In the south eastern region of Mexico, lies one of the world’s greatest wonders. Nestled in the flat plains and jungle expanse of the northern Yucatán Pennisula, Chichén Itzá looms over the horizon. Mexico is home to a Mesoamerican civilisation, the Mayas, the first civilisation to develop a fully functional language of the pre-Colombian Americas. They have survived; colonisation, emperors and modernisation, to form the Maya descendants seen today in sizable populations across the south east of Mexico.
Since their formation, the Maya nation have become renowned for their; astronomy, art, architecture and mathematical systems. Their obsession with time keeping and the cycles of the heavens has influenced their rituals and celebrations, as well as their architecture and education. Celestial and terrestrial cycles were observed and charted into different calendars to form the time line Mayas live their lives by.
The site of Chichén Itzá was once one of the most important cities for the Maya people.

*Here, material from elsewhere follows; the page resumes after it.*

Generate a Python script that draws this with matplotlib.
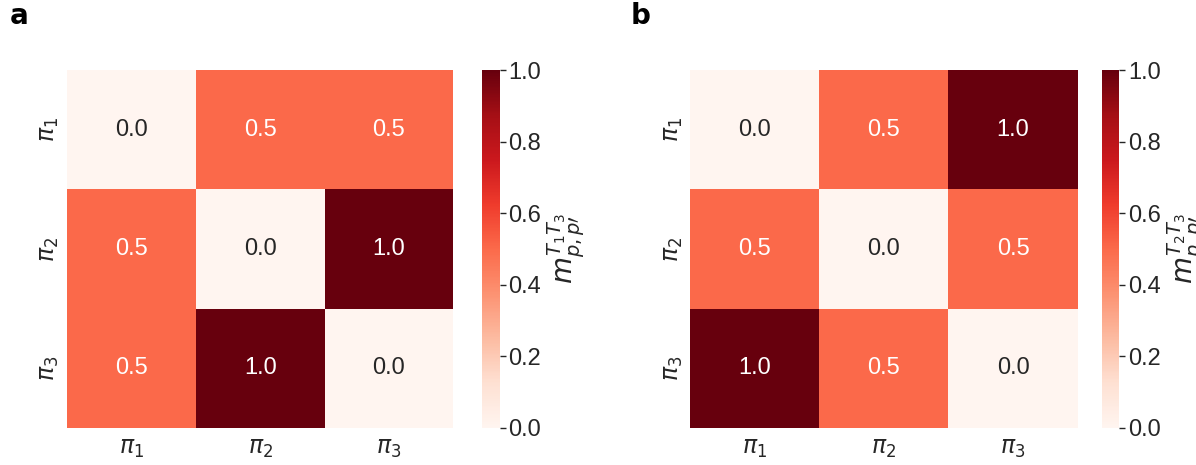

Abandoned indefinitely by the Itza people in 1214, this city was prominent between the 10th and 12th centuries. Chichén Itzá is an intricate layout of ancient Mayan ruins, designed to enable the Maya time keeping and astronomy, decorated heavily with the animal effigies they believed in.
There are several Maya-style temples; Temple of the Jaguar, Temple of the Warriors, numerous ball courts, the observatory and the Pyramid of Kukulcán, or El Castillo. In the 15 square kilometres of the Chichén Itzá, only 30 of several hundred buildings have been excavated.
It may be defined as, ‘the mouth of the well of the dew’ because the buildings are nearly always covered in dew 365 days a year; the well refers to two giant cenotes, or sink holes in the ground. Yucatán is an arid state, with most rivers deep underground. The two cenotes would have been the Itzas only access to water, with the Sacred Cenote being a place to sacrifice objects or even people to the Maya god of rain, Chaac.
What has become the most important building within the Chichén Itzá, is the pyramid of Kukulcán, or El Castillo. The Maya people positioned this four sided pyramid carefully so that the spring and fall equinoxes might be read from the steps, with the north side completely in shadow and the west side bathed in light. Even in architecture, with each set of stairs housing 91steps, combining the top step to represent the 365 days of the year. This culture marks significant solar dates, such as equinoxes, with much regard as they were the main indicators of planting and harvesting times.
Many centuries on and El Castillo still draws a crowd. On September 23rd the Autumnal equinox aims to fall on this ancient pyramid, witnessed by thousands who have travelled to see it. The nine steps of the pyramid cause seven isosceles triangles to reflect one side of the staircase. As the sun shifts in the sky, the triangle shadows move, creating the impression of a snake like figure crawling down the steps. The Maya nation sees this as a highly spiritual event, as the rattle snake is the motif symbol of Kukulcán, the feathered serpent god.
This equinox celebration comes with a festival like atmosphere; folk dance troupes, vendors and guided tours are abundant as the thousands of people gather to witness this play of light and shadow. What was already a marvel of the modern world, comes alive with spiritual and traditional meaning to the Maya people, charging the air surrounding this site, with the mystical divination of this ancient, sacred culture.